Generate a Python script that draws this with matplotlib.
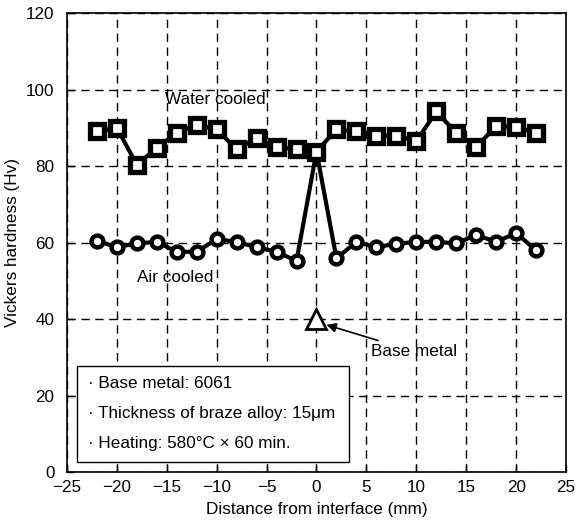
import numpy as np
import matplotlib.pyplot as plt
from matplotlib.patches import Rectangle

plt.rcParams['font.family'] = ['Liberation Sans', 'DejaVu Sans']

# Datos
distance = [-22, -20, -18, -16, -14, -12, -10, -8, -6, -4, -2, 0,
            2, 4, 6, 8, 10, 12, 14, 16, 18, 20, 22]
water_cooled = [89.1, 90.0, 80.4, 84.7, 88.7, 90.8, 89.6, 84.4, 87.3, 85.0, 84.4, 83.8,
                89.6, 89.1, 88.0, 88.0, 86.5, 94.3, 88.7, 85.0, 90.5, 90.2, 88.7]
air_cooled = [60.5, 58.8, 59.8, 60.2, 57.6, 57.6, 60.9, 60.2, 58.8, 57.6, 55.2, 83.8,
              55.9, 60.2, 58.8, 59.7, 60.2, 60.2, 59.8, 62.0, 60.2, 62.5, 58.0]
base_x = [0]
base_y = [40]

fs = 12.3
fig = plt.figure(figsize=(5.77, 5.28), dpi=100)
ax = fig.add_axes([0.116, 0.106, 0.865, 0.869])

ax.plot(distance, air_cooled, color='black', lw=3, marker='o', ms=8.5,
        mfc='white', mec='black', mew=3.2, zorder=3)
ax.plot(distance, water_cooled, color='black', lw=3, marker='s', ms=9.5,
        mfc='white', mec='black', mew=3.8, zorder=4)
ax.plot(base_x, base_y, ls='none', marker='^', ms=14, mfc='white', mec='black',
        mew=2, zorder=4)

ax.set_xlim(-25, 25)
ax.set_ylim(0, 120)
ax.set_xticks(np.arange(-25, 26, 5))
ax.set_yticks(np.arange(0, 121, 20))
ax.set_xticklabels(['\u221225', '\u221220', '\u221215', '\u221210', '\u22125',
                    '0', '5', '10', '15', '20', '25'])
ax.grid(True, color='black', ls=(0, (6, 4)), lw=1)
ax.tick_params(direction='in', length=5, labelsize=fs, width=1)
ax.tick_params(axis='x', pad=6)
ax.tick_params(axis='y', pad=9)
for s in ax.spines.values():
    s.set_linewidth(1.2)

ax.set_xlabel('Distance from interface (mm)', fontsize=fs, labelpad=5)
ax.set_ylabel('Vickers hardness (Hv)', fontsize=fs, labelpad=4)

ax.text(-15.2, 97.5, 'Water cooled', fontsize=fs, va='center', ha='left', zorder=5)
ax.text(-18, 51, 'Air cooled', fontsize=fs, va='center', ha='left', zorder=5)
ax.annotate('Base metal', xy=(1.0, 38.5), xytext=(5.5, 31.5), fontsize=fs,
            va='center', ha='left',
            arrowprops=dict(arrowstyle='-|>', color='black', lw=1.2,
                            shrinkA=2, shrinkB=0, mutation_scale=14), zorder=5)

ax.add_patch(Rectangle((0.02, 0.022), 0.545, 0.209, transform=ax.transAxes,
                       fc='white', ec='black', lw=1, zorder=6))
info = ['\u00b7 Base metal: 6061',
        '\u00b7 Thickness of braze alloy: 15\u03bcm',
        '\u00b7 Heating: 580\u00b0C \u00d7 60 min.']
for i, line in enumerate(info):
    ax.text(0.042, 0.194 - i * 0.0655, line, transform=ax.transAxes, fontsize=fs,
            va='center', ha='left', zorder=7)

fig.savefig('out.png', dpi=100)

## STATED GOAL
Show every line above in which the word "matplotlib" occurs.

## TASK RESULT
Generate a Python script that draws this with matplotlib.
import matplotlib.pyplot as plt
from matplotlib.patches import Rectangle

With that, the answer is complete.